Search the records for "this". Copy every line where it appears.

Entries with chart source code
───
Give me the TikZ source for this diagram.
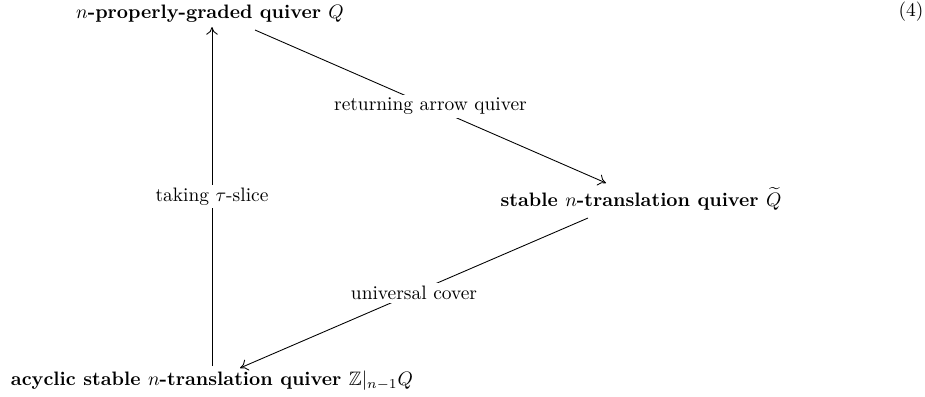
\documentclass[tikz,border=0pt]{standalone}
\usepackage{amsmath,amssymb}
\usetikzlibrary{arrows.meta}
\begin{document}
\begin{tikzpicture}[x=0.514pt,y=-0.514pt,
  obj/.style={inner sep=1pt,font=\bfseries},
  lbl/.style={fill=white,inner sep=1.5pt},
  arr/.style={-{To[length=4pt,width=6pt]},line width=0.45pt}]
\useasboundingbox (0,0) rectangle (925,396);
\node[obj] (top) at (210,14) {$n$-properly-graded quiver $Q$};
\node[obj] (right) at (641,199) {stable $n$-translation quiver $\widetilde{Q}$};
\node[obj] (bot) at (212,381) {acyclic stable $n$-translation quiver $\mathbb{Z}|_{n-1}Q$};
\node (eq) at (911,12) {(4)};
\coordinate (a1) at (255,30);
\coordinate (a2) at (606,183);
\coordinate (b1) at (588,218);
\coordinate (b2) at (240,368);
\coordinate (c1) at (212,366);
\coordinate (c2) at (212,27);
\draw[arr] (a1) -- node[lbl] {returning arrow quiver} (a2);
\draw[arr] (b1) -- node[lbl] {universal cover} (b2);
\draw[arr] (c1) -- node[lbl] {taking $\tau$-slice} (c2);
\end{tikzpicture}
\end{document}
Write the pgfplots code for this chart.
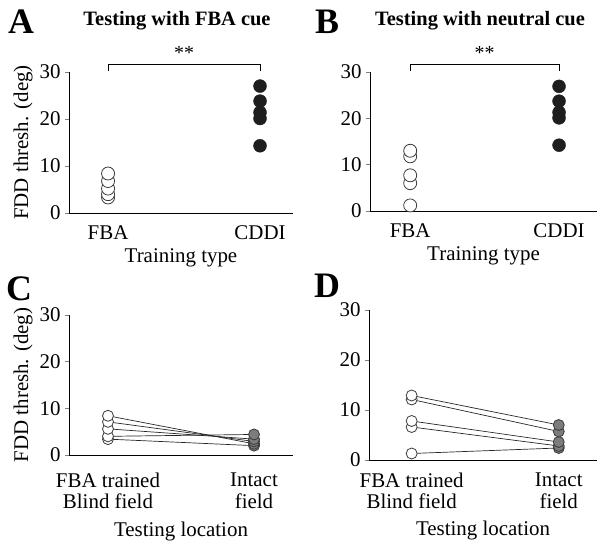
\documentclass[border=0pt]{standalone}
\usepackage{fontspec}
\setmainfont{Liberation Serif}
\usepackage{pgfplots}
\pgfplotsset{compat=1.18}
\definecolor{dotblack}{HTML}{1E1E1E}
\definecolor{intactgray}{HTML}{7C7C7C}
\definecolor{ringgray}{HTML}{3A3A3A}
\pgfplotsset{
  panel/.style={
    scale only axis,
    anchor=south west,
    axis x line=bottom, axis y line=left,
    axis line style={-, line width=0.8pt},
    ymin=0, ymax=30, ytick={0,10,20,30},
    xtick={0,1},
    xtick style={draw=none},
    ytick style={line width=0.8pt},
    tick align=outside,
    major tick length=4bp,
    /pgf/number format/assume math mode=true,
    tick label style={font=\fontsize{21}{22}\selectfont},
    yticklabel style={xshift=-1bp},
    xticklabel style={yshift=-5bp},
    label style={font=\fontsize{21}{23}\selectfont},
    xlabel style={yshift=-2bp},
    clip=false,
  },
  openmark/.style={only marks, mark=*, mark size=6.5bp, mark options={fill=white, draw=ringgray, line width=0.8pt}},
  fullmark/.style={only marks, mark=*, mark size=6.5bp, mark options={fill=dotblack, draw=dotblack}},
  openmarksm/.style={only marks, mark=*, mark size=5.5bp, mark options={fill=white, draw=ringgray, line width=0.8pt}},
  graymarksm/.style={only marks, mark=*, mark size=5.5bp, mark options={fill=intactgray, draw=ringgray, line width=0.8pt}},
  pairline/.style={no marks, draw=black!85, line width=0.7pt},
}
\begin{document}
\begin{tikzpicture}[x=1bp,y=1bp]
\path[use as bounding box] (0,0) rectangle (604,544);

% Panel A
\begin{axis}[panel, at={(69bp,331bp)}, width=224bp, height=141bp,
  xmin=-0.257, xmax=1.217,
  xticklabels={FBA,CDDI},
  xlabel={Training type},
  ylabel={FDD thresh. (deg)}]
\addplot[openmark] coordinates {(0,3.3) (0,4.0) (0,5.2) (0,6.8) (0,8.4)};
\addplot[fullmark] coordinates {(1,14.3) (1,20.1) (1,21.4) (1,23.8) (1,27.0)};
\draw[line width=0.7pt] (axis cs:0,30.2) -- (axis cs:0,31.6) -- (axis cs:1,31.6) -- (axis cs:1,30.2);
\node[font=\fontsize{20}{22}\selectfont] at (axis cs:0.5,34.0) {**};
\end{axis}

% Panel B
\begin{axis}[panel, at={(370bp,333bp)}, width=227bp, height=139bp,
  xmin=-0.27, xmax=1.255,
  xticklabels={FBA,CDDI},
  xlabel={Training type}]
\addplot[openmark] coordinates {(0,1.2) (0,6.0) (0,7.7) (0,11.8) (0,13.0)};
\addplot[fullmark] coordinates {(1,14.2) (1,20.1) (1,21.3) (1,23.7) (1,26.9)};
\draw[line width=0.7pt] (axis cs:0,30.2) -- (axis cs:0,31.6) -- (axis cs:1,31.6) -- (axis cs:1,30.2);
\node[font=\fontsize{20}{22}\selectfont] at (axis cs:0.5,34.0) {**};
\end{axis}

% Panel C
\begin{axis}[panel, at={(69bp,89bp)}, width=224bp, height=140bp,
  xmin=-0.267, xmax=1.267,
  xticklabels={{FBA trained\\Blind field},{Intact\\field}},
  xticklabel style={align=center, yshift=-5bp},
  xlabel={Testing location},
  xlabel style={yshift=-4bp},
  ylabel={FDD thresh. (deg)}]
\addplot[pairline] coordinates {(0,8.4) (1,2.4)};
\addplot[pairline] coordinates {(0,7.1) (1,2.9)};
\addplot[pairline] coordinates {(0,5.6) (1,3.4)};
\addplot[pairline] coordinates {(0,4.0) (1,4.4)};
\addplot[pairline] coordinates {(0,3.4) (1,2.0)};
\addplot[openmarksm] coordinates {(0,3.4) (0,4.0) (0,5.6) (0,7.1) (0,8.4)};
\addplot[graymarksm] coordinates {(1,2.0) (1,2.4) (1,2.9) (1,3.4) (1,4.4)};
\end{axis}

% Panel D
\begin{axis}[panel, at={(369bp,84bp)}, width=228bp, height=150bp,
  xmin=-0.29, xmax=1.26,
  xticklabels={{FBA trained\\Blind field},{Intact\\field}},
  xticklabel style={align=center},
  xlabel={Testing location},
  xlabel style={yshift=-3bp}]
\addplot[pairline] coordinates {(0,12.9) (1,7.0)};
\addplot[pairline] coordinates {(0,12.1) (1,5.7)};
\addplot[pairline] coordinates {(0,7.8) (1,3.6)};
\addplot[pairline] coordinates {(0,6.6) (1,2.8)};
\addplot[pairline] coordinates {(0,1.3) (1,2.4)};
\addplot[openmarksm] coordinates {(0,1.3) (0,6.6) (0,7.8) (0,12.1) (0,12.9)};
\addplot[graymarksm] coordinates {(1,2.4) (1,2.8) (1,3.6) (1,5.7) (1,7.0)};
\end{axis}

% Titles and panel letters
\node[font=\bfseries\fontsize{20.5}{22}\selectfont] at (177,523) {Testing with FBA cue};
\node[font=\bfseries\fontsize{20.5}{22}\selectfont] at (480,523) {Testing with neutral cue};
\node[font=\bfseries\fontsize{36}{38}\selectfont] at (21,522) {A};
\node[font=\bfseries\fontsize{36}{38}\selectfont] at (327,522) {B};
\node[font=\bfseries\fontsize{36}{38}\selectfont] at (19,255) {C};
\node[font=\bfseries\fontsize{36}{38}\selectfont] at (327,258) {D};
\end{tikzpicture}
\end{document}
───
FINISHED ANSWER:
Give me the TikZ source for this diagram.
Write the pgfplots code for this chart.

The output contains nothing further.